Andrei Makine vive in Francia, ma è nato in Russia nel 1957. La terra d’origine è spesso presente nei suoi romanzi, in particolare La musica di una vita (2003) e La donna che aspettava (2006). Anche l’ultima produzione, L’amore umano, tradotto nel 2008 per Einaudi, sebbene ambientata in varie parti del mondo, ha il suo fulcro nelle lande sterminate della terra russa.



Elias Almeida, originario dell’Angola, dopo anni di guerriglia in Africa e a Cuba, conclude il suo apprendistato politico e militare a Mosca. Qui si rende conto di quanto sia lontana la novità promessa da Lenin, ma soprattutto incontra Anna, che gli schiude la possibilità di vedere la luce di una vita diversa. Sono solo pochi giorni. Elias è convinto che la rivoluzione porterà frutto nel suo paese e riprende a combattere in Africa. Ma, diventato solo una rotella di un enorme ingranaggio di violenza, non potrà mai dimenticare l’amore vissuto nel grande gelo della Siberia.



Si intravede nella storia di Elias un esempio della speranza delusa di intere generazioni: forse una allusione ai convincimenti dell’autore? La bellezza del protagonista non sta nell’essere uno dei tanti eroi sconfitti, ma nell’aver conservato il ricordo di un luogo tutto suo, di purezza e di pace.

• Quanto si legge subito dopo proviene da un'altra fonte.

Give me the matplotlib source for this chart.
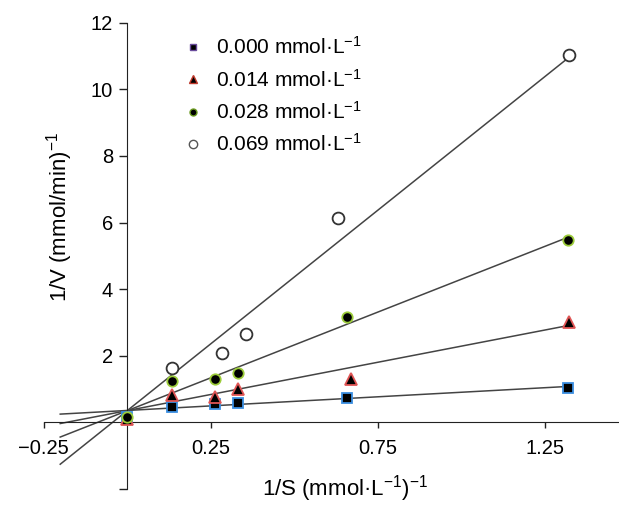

In un episodio centrale del romanzo, la giovane studiosa conosciuta e amata da Elias a Mosca, lo invita a conoscere sua madre in uno sperduto villaggio della Siberia. L’interminabile viaggio in treno gli permette di vedere un mosaico di etnie e la sua pelle nera non impedisce incontri pieni di naturalezza; lì avverte la profondità del suo legame con Anna, la cui presenza lo rimanda all’unica esperienza d’amore da lui vissuta, quella con sua madre in Angola; infine si accorge di una vita segreta e tenace che perdura con i suoi valori in luoghi tagliati fuori dai grandiosi progetti del comunismo. Scopre insomma, secondo la felice espressione di Makine, l’intimità del vero.



I due giovani incontrano una coppia di vecchi contadini quasi seppelliti in mezzo alla neve: lui è reduce dal lager, lei scovata per caso nel buco dove da ragazza veniva violentata dai minatori, l’ha aspettato per molti anni.

Un uomo anziano, vestito con una semplice giacca imbottita e una donna con gli occhi a mandorla. Con ogni probabilità una jakuta.

– Scavate una tana? gridò loro Anna.

– Si, una tana per un fiore – rispose l’uomo. – Questa volta non me lo distruggeranno…

Si mise a conficcare obliquamente lunghi bastoncini nella neve. Quando ebbe compreso il principio della strana struttura, Elias li aiutò a terminarla. L’uomo raccontò che da anni aspettava la fioritura di una “fiamma d’oro”, una sorta di orchidea selvatica che si schiude di notte e muore all’alba. Aveva individuato il punto in cui cresceva, ma ogni volta perdeva la notte della fioritura. Spesso trovava la pianta calpestata o sradicata dagli animali alla fine dell’inverso. Allora aveva deciso di costruire un riparo prima che la neve si sciogliesse.

Si fermarono un poco nell’isba dove viveva la coppia. L’uomo volle a tutti i costi regalare a Elias un colbacco.

– Ne ho cinque, un tempo cacciavo un po’. Scegli quello che ti piace. Tranne questo, che è un pezzo da museo. L’ho portato al campo di lavoro. In verità ne ho consumati parecchi in vent’anni, ma questo è l’ultimo. Quanto al fiore, la fiamma d’oro, è stato un ladro a spiegarmi dove trovarla. Un giorno ha tentato di evadere, hanno seguito le sue tracce e i cani delle guardie, molossi grandi come cinghiali, l’hanno sgozzato. Mi ha parlato spesso del fiore, quindi immaginavo come avrei potuto trovarlo, una notte, quando fossi stato in libertà. Vedete, adesso mi dico che quella pianta mi ha aiutato a non impazzire. Poiché c’era di che impazzire, in vent’anni. Soprattutto quando pensavo che stavo pagando per tre carretti di letame. Quando sono uscito nel 1956, Stalin era stato gettato alle ortiche. Allora un tizio mi ha detto: “Adesso, Ivan, prendi il suo ritratto e buttalo nel letame, così sarete pari”. Ebbene, non l’ho fatto. Perché ormai chiunque poteva farlo. E poi non mi piace attaccare chi non può più difendersi. Ma soprattutto, non me ne fregava niente, avevo già cominciato a cercare la fiamma d’oro.